According to the lawsuit, Mayor Kenney’s action ‘which de facto raises taxes without legislative authorization is unconstitutional’. 

“In 2018, the three taxateers, Kenney, Dubow and Piper, arbitrarily raised taxes on commercial properties by $118 million just because they could,” added Street.  “Commercial and industrial tax payers aren’t the enemy, they deserve to be treated fairly.”

Kenney’s pending budget proposal is $1 billion more than his predecessor’s last budget and there are billions more in proposed tax revenues that come solely through this unconscionable back door process.  Initially up to 200,000 real estate taxpayers have been hammered with these residential real estate tax increases, some of which have been as high as 300 percent.

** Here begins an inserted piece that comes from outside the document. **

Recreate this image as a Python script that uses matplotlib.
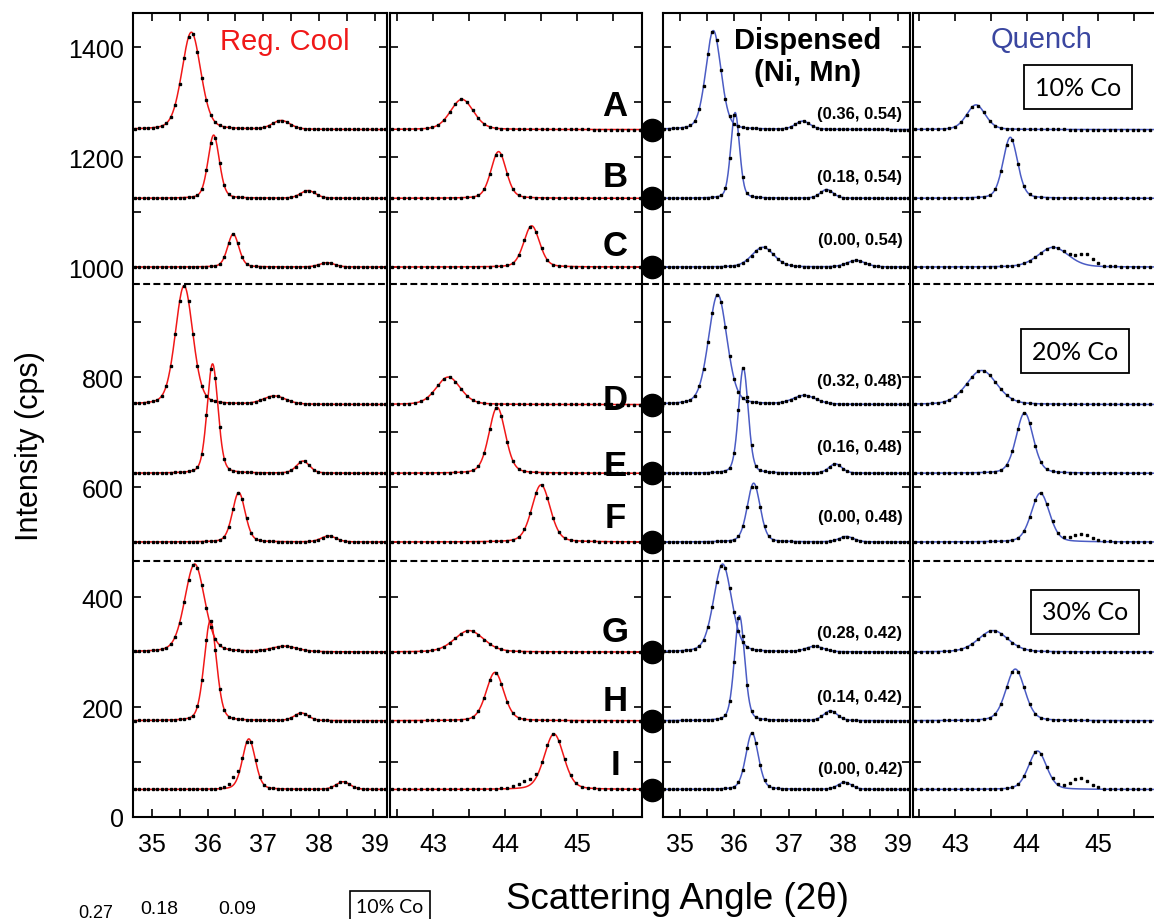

The lawsuit alleges, ‘this unlawful action by the Mayor would cause the plaintiff, Mr. Cunningham, and other property owners to currently pay a disproportionate share of the local tax burden.  Additionally, the suit alleges the action is discriminatory.

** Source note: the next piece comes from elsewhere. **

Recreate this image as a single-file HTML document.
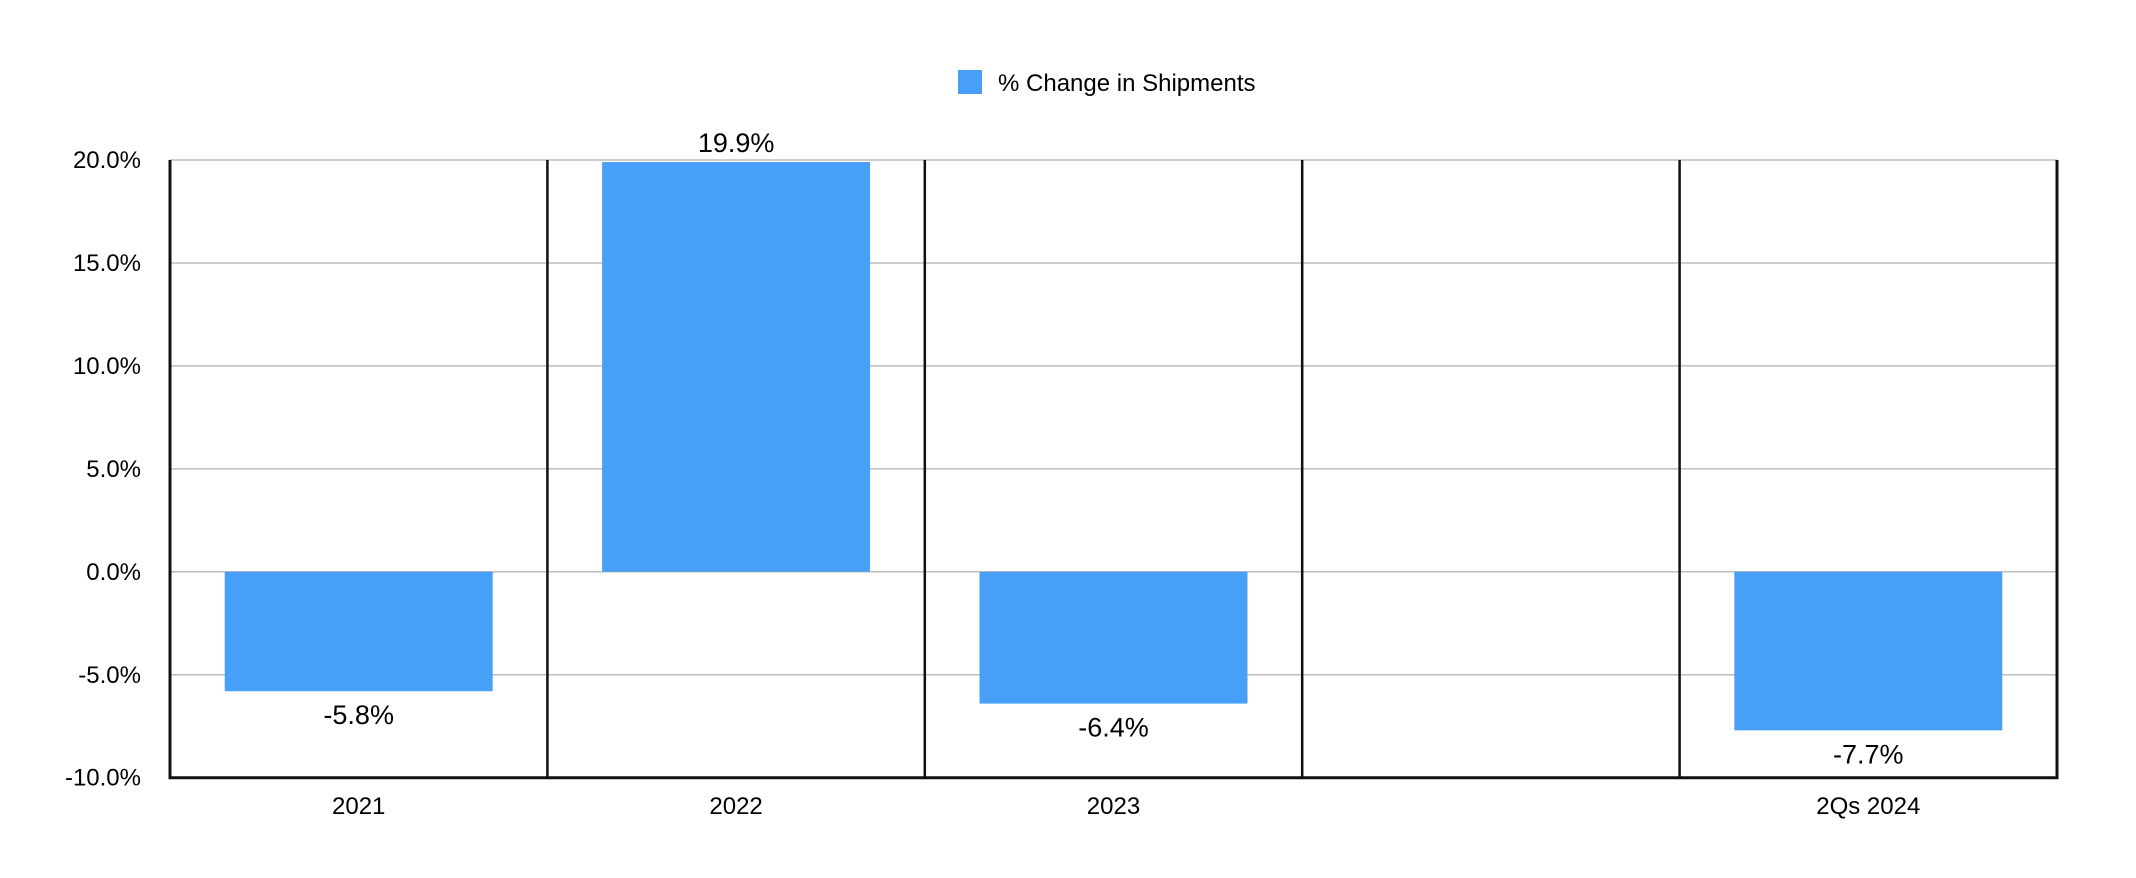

“A vote for Kenney is a vote for four years of unrestrained, illegal real estate tax increases,” Street said.

Former Mayor Street is part of the technical advisory team working with the Williams for Mayor campaign. In doing research for William’s smarter tax policies, Street learned that Mayor Kenney’s illegal, back door assessment tax policies were driving the city’s gentrification crisis. Street credits Senator Williams with a strong commitment to correct the current real estate tax assessment process. 

“Mayor Kenney is the first mayor to abuse the authority given the city’s chief executive to unilaterally raise taxes through the assessment process,” said Williams.  “These taxes are driving out Philadelphians out of their home and their neighborhoods.”  

William’s Better Plan to Combat Gentrification includes ensuring assessments meet industry standards for accuracy, establishing a taxpayers’ advocate office and exploring land-value taxation as an economic development incentive and a way to prevent blight and speculation.

Street recommends that out of an abundance of caution any real estate taxpayer who has received an increase immediately file an appeal. 

A motion has been file for preliminary injunction and plaintiff is awaiting a hearing date.